Even in summer Iceland can get cold and windy so you will need to pack plenty of layers for everyone. Sturdy shoes for walking across uneven terrain are a must. Warm socks, hats, gloves and scarves and extra pyjamas and bed socks for chilly nights. You will also need rain and windproof jackets. Waterproof trouser suits and boots are a good idea for little ones.
Think about long car journeys or rainy days when you will spend time indoors. Board games, audiobooks and a movie download or two can all be very helpful. Familiar snacks could be a good idea for little ones and also for saving a little cash.
Eating and drinking in Iceland
Families with teenagers with big appetites beware! Eating and drinking in Iceland is notoriously expensive. A simple burger can easily set you back about $20. If you hire a motorhome you can really save some money in Iceland. With a full kitchen you will be able to rustle up some budget-friendly pasta dinners and sandwiches for lunch. Cut the soft drinks out too and stick to water. The tap water in Iceland is pure and totally safe to drink. Fill up your water bottles in cafes and gas stations whenever you can.
Even supermarkets and convenience stores are expensive, so bringing some food with you is great money-saving advice. This is especially true if you are visiting Iceland for a week or more. Pack cereal and snack bars, bars of chocolate, bags of chips, nuts and dried fruit. Believe us you will be glad you did.
When it comes to supermarkets the bigger towns and cities will have more budget friendly options. Bonus supermarket is the cheapest but HagKaup is also reasonable. So do stock up when you are in urban areas as the smaller stores will be pricier. Bakeries are a good bet too with lots of reasonably priced and delicious buns and doughnuts. Naughty but nice!

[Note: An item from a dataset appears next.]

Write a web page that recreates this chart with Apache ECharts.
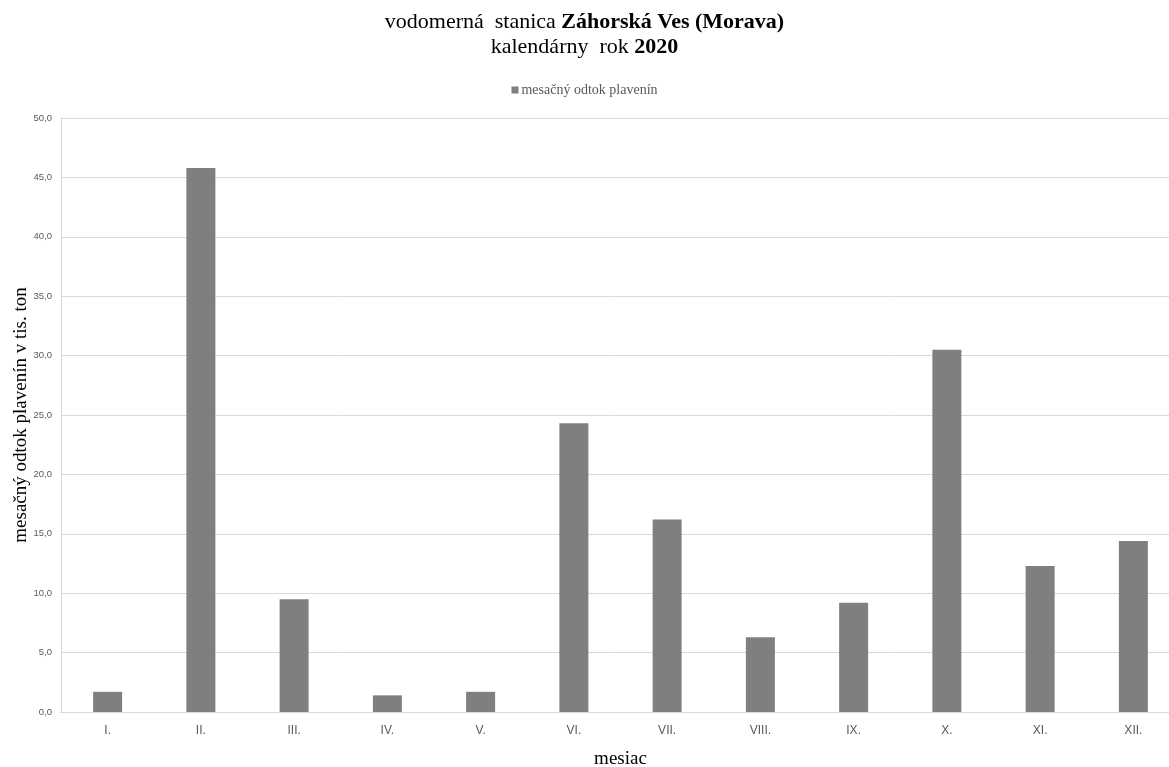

Safety tips for Iceland family travel
If you are travelling with very young children then you will need to be vigilant when you are out sightseeing. Iceland is a wild place and most of the attractions are unfenced. This is great in many ways but it also means that you will need to keep an eye on your little ones. For example some of the pathways around waterfalls can be steep and slippery. Coastal cliffs can be high and unfenced and the same goes for geysers and mud pots in the geo-thermal areas. If you are walking on the beaches and near rivers, be aware that the water is icy and there are strong currents and waves. Older children should be warned well and the whole family should be aware.
The best activities for a family holiday
There is so much to enjoy in Iceland. From hiking up a volcano to ice caving and whale watching boat trips. Water babies will rejoice. Iceland is awash with fabulous places to take a dip. From wild outdoor hot springs to swimming pools with slides and shoots. The Blue Lagoon might be the most famous but there are many more options. Many are free to enter and much less crowded than the blue lagoon too.
If you are visiting Iceland with older children or teenagers then hiking is a great option. There are three (very big) national parks in Iceland with innumerable hiking trails to enjoy. The Vatnajökull National Park has many exciting trails to discover and is Iceland’s largest national park. However you choose to explore Iceland you are sure to make some incredible memories along the way.